Being apart was torture.  We met, secretly, as often as we could and I lived for the meetings.  We walked along the beach, or sit in the Tug & Turbot pub in the Marina   At the weekend, I'd take my washing to the launderette and he'd meet me there.  In between meetings, there were phone calls and of course, there were the Friday night sci-fi group get-togethers, when we sat side by side, as close as we dared. Together, we realised that we couldn't go back to the way things were - neither of us could be happy unless we were together.

David set out to find somewhere where we could be together and move out of his parents' home.  He'd tried to move out once before, but his mother had sabotaged the attempt.  This time, he was determined.  He found a place and we moved in together on Halloween - and that's where we stayed.  
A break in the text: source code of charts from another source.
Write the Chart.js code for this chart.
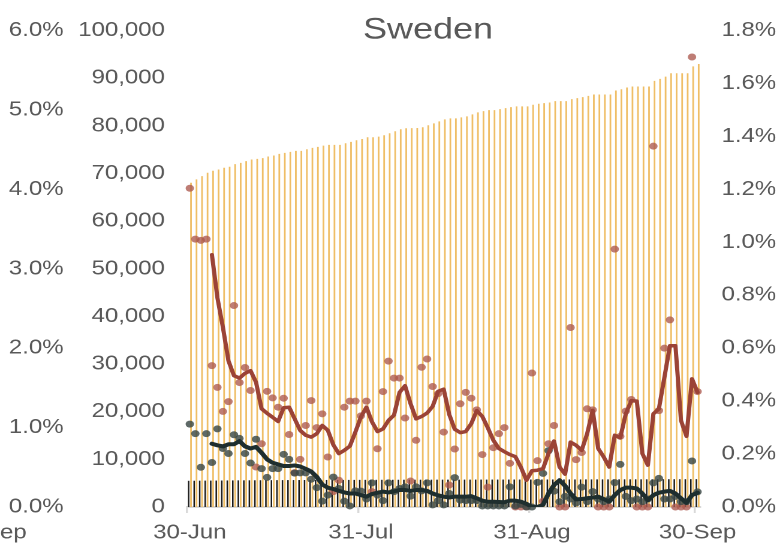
<!DOCTYPE html>
<html>
<head>
<meta charset="utf-8">
<title>Sweden</title>
<script src="https://cdn.jsdelivr.net/npm/chart.js@4.4.1/dist/chart.umd.min.js"></script>
<style>
	html, body { margin: 0; padding: 0; background: #fff; overflow: hidden; }
	#wrap { width: 648px; height: 552px; transform: scaleX(1.1991); transform-origin: 0 0; }
</style>
</head>
<body>
<div id="wrap"><canvas id="myChart" width="648" height="552"></canvas></div>
<script>
// labels shown on the date axis
const shownDates = ['30-Jun', '31-Jul', '31-Aug', '30-Sep'];
const titleText = 'Sweden';
const cutLabel = 'ep';

// cumulative confirmed cases (left inner axis)
const casesTotal = [
	68060, 68750, 69450, 70140, 70560, 70840, 71190, 71400, 71950, 72230,
	72580, 72930, 73070, 73210, 73560, 73760, 74110, 74320, 74530, 74740,
	74740, 75090, 75370, 75570, 75850, 75990, 75990, 75990, 76340, 76620,
	76960, 77240, 77590, 77590, 77730, 78010, 78430, 78850, 79270, 79480,
	79510, 79540, 79690, 80110, 80520, 80940, 81360, 81560, 81560, 81770,
	81980, 82400, 82820, 83090, 83300, 83300, 83510, 83720, 83920, 84070,
	84070, 84070, 84410, 84620, 84760, 84900, 85180, 85180, 85180, 85590,
	85800, 86010, 86290, 86570, 86570, 86570, 86570, 87410, 87680, 88030,
	88240, 88240, 88240, 88240, 89420, 89840, 90330, 91020, 91020, 91020,
	91020, 92480, 92970
];
// cumulative deaths (left inner axis)
const deathsTotal = [
	5500, 5510, 5525, 5540, 5545, 5550, 5560, 5575, 5585, 5595,
	5600, 5605, 5610, 5620, 5630, 5635, 5640, 5645, 5650, 5655,
	5660, 5662, 5665, 5670, 5672, 5675, 5678, 5680, 5685, 5688,
	5690, 5695, 5700, 5702, 5705, 5710, 5712, 5715, 5720, 5722,
	5725, 5728, 5730, 5732, 5735, 5738, 5740, 5741, 5742, 5745,
	5748, 5750, 5752, 5754, 5755, 5756, 5757, 5760, 5762, 5764,
	5765, 5766, 5768, 5770, 5772, 5775, 5778, 5779, 5780, 5782,
	5785, 5788, 5790, 5792, 5793, 5794, 5795, 5800, 5805, 5808,
	5810, 5811, 5812, 5815, 5820, 5825, 5830, 5832, 5833, 5834,
	5835, 5845, 5850
];
// daily case growth, % (right axis)
const caseGrowth = [
	1.204, 1.012, 1.007, 1.012, 0.534, 0.452, 0.361, 0.398, 0.761, 0.470,
	0.527, 0.440, 0.151, 0.239, 0.437, 0.412, 0.377, 0.411, 0.274, 0.130,
	0.180, 0.308, 0.402, 0.300, 0.352, 0.189, 0.058, 0.101, 0.377, 0.400,
	0.400, 0.344, 0.400, 0.058, 0.220, 0.436, 0.551, 0.487, 0.487, 0.336,
	0.098, 0.252, 0.528, 0.559, 0.455, 0.428, 0.283, 0.083, 0.219, 0.390,
	0.433, 0.411, 0.367, 0.198, 0.075, 0.224, 0.277, 0.300, 0.165, 0.000,
	0.000, 0.000, 0.506, 0.175, 0.022, 0.239, 0.308, 0.000, 0.000, 0.678,
	0.179, 0.206, 0.371, 0.367, 0.000, 0.000, 0.000, 0.974, 0.267, 0.362,
	0.406, 0.000, 0.000, 0.000, 1.363, 0.364, 0.600, 0.707, 0.000, 0.000,
	0.000, 1.700, 0.436
];
const caseGrowthAvg = [
	null, null, null, null, 0.953, 0.790, 0.678, 0.552, 0.496, 0.487,
	0.505, 0.515, 0.471, 0.371, 0.354, 0.339, 0.323, 0.375, 0.377, 0.333,
	0.289, 0.271, 0.264, 0.277, 0.308, 0.290, 0.235, 0.202, 0.214, 0.230,
	0.283, 0.340, 0.377, 0.322, 0.285, 0.295, 0.327, 0.347, 0.433, 0.458,
	0.390, 0.333, 0.342, 0.355, 0.380, 0.437, 0.445, 0.350, 0.294, 0.281,
	0.285, 0.315, 0.364, 0.342, 0.299, 0.252, 0.221, 0.209, 0.198, 0.190,
	0.150, 0.101, 0.137, 0.139, 0.145, 0.202, 0.249, 0.151, 0.124, 0.245,
	0.233, 0.214, 0.277, 0.365, 0.221, 0.189, 0.151, 0.271, 0.262, 0.352,
	0.402, 0.400, 0.202, 0.158, 0.352, 0.371, 0.490, 0.609, 0.609, 0.327,
	0.267, 0.484, 0.433
];
// daily death growth, % (right axis)
const deathGrowth = [
	0.313, 0.277, 0.150, 0.277, 0.168, 0.295, 0.221, 0.202, 0.273, 0.259,
	0.202, 0.166, 0.256, 0.145, 0.112, 0.145, 0.145, 0.199, 0.180, 0.128,
	0.129, 0.129, 0.105, 0.073, 0.022, 0.045, 0.113, 0.070, 0.022, 0.004,
	0.061, 0.060, 0.030, 0.091, 0.045, 0.024, 0.091, 0.058, 0.070, 0.076,
	0.041, 0.076, 0.061, 0.091, 0.008, 0.024, 0.008, 0.051, 0.111, 0.026,
	0.024, 0.024, 0.024, 0.004, 0.004, 0.004, 0.004, 0.004, 0.076, 0.004,
	0.010, 0.000, 0.000, 0.093, 0.127, 0.213, 0.060, 0.020, 0.040, 0.030,
	0.015, 0.075, 0.020, 0.058, 0.030, 0.020, 0.030, 0.092, 0.161, 0.040,
	0.024, 0.030, 0.020, 0.030, 0.091, 0.108, 0.030, 0.030, 0.040, 0.020,
	0.020, 0.174, 0.057
];
const deathGrowthAvg = [
	null, null, null, null, 0.239, 0.233, 0.229, 0.237, 0.237, 0.249,
	0.229, 0.221, 0.227, 0.205, 0.180, 0.167, 0.161, 0.155, 0.155, 0.157,
	0.153, 0.144, 0.134, 0.114, 0.085, 0.073, 0.068, 0.061, 0.055, 0.051,
	0.051, 0.045, 0.039, 0.049, 0.054, 0.058, 0.055, 0.059, 0.064, 0.064,
	0.061, 0.064, 0.064, 0.061, 0.051, 0.044, 0.039, 0.036, 0.039, 0.039,
	0.039, 0.041, 0.033, 0.024, 0.020, 0.020, 0.019, 0.018, 0.024, 0.024,
	0.020, 0.012, 0.000, 0.000, 0.008, 0.051, 0.083, 0.101, 0.080, 0.051,
	0.029, 0.030, 0.033, 0.036, 0.039, 0.030, 0.020, 0.045, 0.064, 0.073,
	0.073, 0.070, 0.051, 0.026, 0.045, 0.054, 0.058, 0.061, 0.051, 0.033,
	0.016, 0.045, 0.054
];

// one label per day from 30-Jun
const months = ['Jan', 'Feb', 'Mar', 'Apr', 'May', 'Jun', 'Jul', 'Aug', 'Sep', 'Oct', 'Nov', 'Dec'];
const dates = casesTotal.map((v, i) => {
	const d = new Date(2020, 5, 30 + i);
	return d.getDate() + '-' + months[d.getMonth()];
});
const tickIndex = dates.map((d, i) => shownDates.includes(d) ? i : -1).filter(i => i >= 0);

const FONT = '"Liberation Sans", Arial, sans-serif';
const GREY = '#595959';

const extraText = {
	id: 'extraText',
	afterDraw(chart) {
		const ctx = chart.ctx;
		ctx.save();
		ctx.fillStyle = GREY;
		ctx.textBaseline = 'middle';
		ctx.font = '30px ' + FONT;
		ctx.textAlign = 'center';
		ctx.fillText(titleText, 357, 30);
		ctx.font = '20px ' + FONT;
		ctx.textAlign = 'left';
		ctx.fillText(cutLabel, 0, 533);
		ctx.restore();
	}
};

const dotSet = (data, color, order) => ({
	type: 'line',
	data: data,
	yAxisID: 'yRate',
	showLine: false,
	pointRadius: 3.5,
	pointHoverRadius: 3.5,
	pointBorderWidth: 0,
	pointBackgroundColor: color,
	clip: false,
	order: order
});
const avgSet = (data, color, width, order) => ({
	type: 'line',
	data: data,
	yAxisID: 'yRate',
	borderColor: color,
	borderWidth: width,
	pointRadius: 0,
	tension: 0,
	borderJoinStyle: 'round',
	borderCapStyle: 'round',
	order: order
});

new Chart(document.getElementById('myChart'), {
	type: 'bar',
	data: {
		labels: dates,
		datasets: [
			{
				data: deathsTotal,
				yAxisID: 'yCount',
				backgroundColor: '#1a1a1a',
				categoryPercentage: 0.85,
				barPercentage: 0.65,
				order: 5
			},
			{
				data: casesTotal,
				yAxisID: 'yCount',
				backgroundColor: '#EFBE66',
				categoryPercentage: 0.85,
				barPercentage: 0.72,
				order: 6
			},
			dotSet(caseGrowth, 'rgba(172,88,78,0.78)', 4),
			dotSet(deathGrowth, 'rgba(58,72,70,0.82)', 3),
			avgSet(caseGrowthAvg, '#9B4336', 3.5, 1),
			avgSet(deathGrowthAvg, '#1E2E2E', 4, 0)
		]
	},
	options: {
		responsive: false,
		devicePixelRatio: 2,
		animation: false,
		layout: { padding: { top: 28, left: 0, right: 0, bottom: 0 } },
		plugins: { legend: { display: false }, tooltip: { enabled: false } },
		scales: {
			x: {
				offset: true,
				afterFit(s) { s.height = 45; },
				border: { display: true, color: '#d9d9d9', width: 2 },
				grid: {
					offset: true,
					drawOnChartArea: false,
					drawTicks: true,
					tickLength: 6,
					lineWidth: 1.7,
					color: (c) => tickIndex.includes(c.index) ? '#d9d9d9' : 'rgba(0,0,0,0)'
				},
				ticks: {
					autoSkip: false,
					maxRotation: 0,
					minRotation: 0,
					padding: 8,
					color: GREY,
					font: { family: FONT, size: 20 },
					callback: (v, i) => tickIndex.includes(i) ? dates[i] : ''
				}
			},
			yPct: {
				position: 'left',
				weight: 10,
				min: 0,
				max: 6,
				afterFit(s) { s.width = 56; },
				border: { display: false },
				grid: { display: false, drawTicks: false },
				ticks: {
					stepSize: 1,
					padding: 3,
					color: GREY,
					font: { family: FONT, size: 20 },
					callback: (v) => v.toFixed(1) + '%'
				}
			},
			yCount: {
				position: 'left',
				weight: 0,
				min: 0,
				max: 100000,
				afterFit(s) { s.width = 100; },
				border: { display: false },
				grid: { display: false, drawTicks: false },
				ticks: {
					stepSize: 10000,
					padding: 18.5,
					color: GREY,
					font: { family: FONT, size: 20 },
					callback: (v) => v.toLocaleString('en-US')
				}
			},
			yRate: {
				position: 'right',
				min: 0,
				max: 1.8,
				afterFit(s) { s.width = 64; },
				border: { display: false },
				grid: { display: false, drawTicks: false },
				ticks: {
					stepSize: 0.2,
					padding: 17.7,
					color: GREY,
					font: { family: FONT, size: 20 },
					callback: (v) => v.toFixed(1) + '%'
				}
			}
		}
	},
	plugins: [extraText]
});
</script>
</body>
</html>
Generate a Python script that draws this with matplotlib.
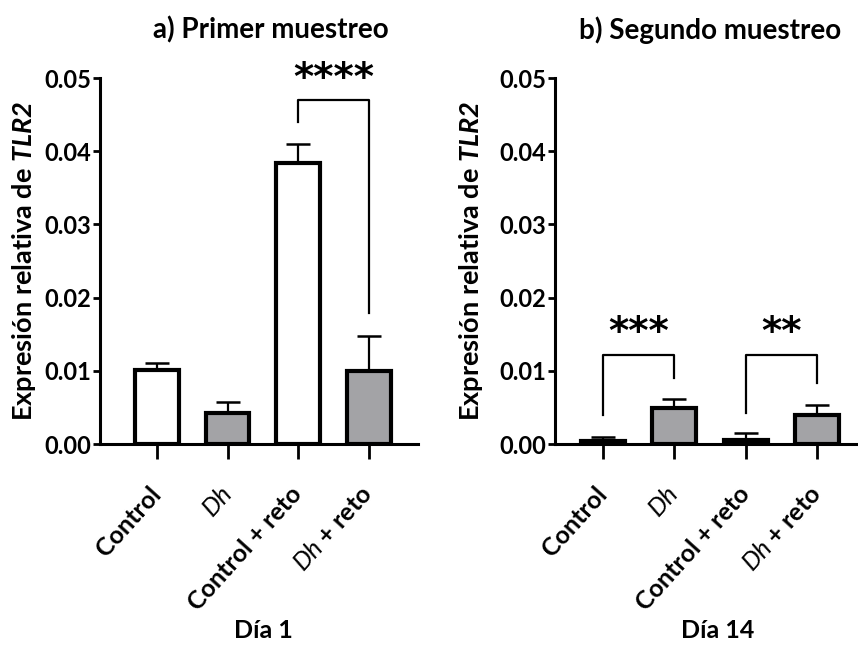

For the rest of our lives together,  when I woke up next to him, I wondered how it had happened that my life had veered so dramatically and gloriously off-track.             

Total soppiness alert!  

I've been listening again to some of "our songs" from that summer.  The lyrics of  Kathy's song expressed so much of what I was feeling at the time.  David wasn't really a fan of Simon & Garfunkel back then (although that changed!) but I wrote out the words of this song for him - I found them in the papers he'd saved, along with a poem I'd written. I may share that another time.  

David once told me that Every time you walk in the room was about the way he felt whenever he saw me, and we adopted When I need you as "our song" at that time.  When I think about our life together, I do have tears in my eyes;  but I also know that I am so lucky to have had something that some people never experience.  And I am grateful for that.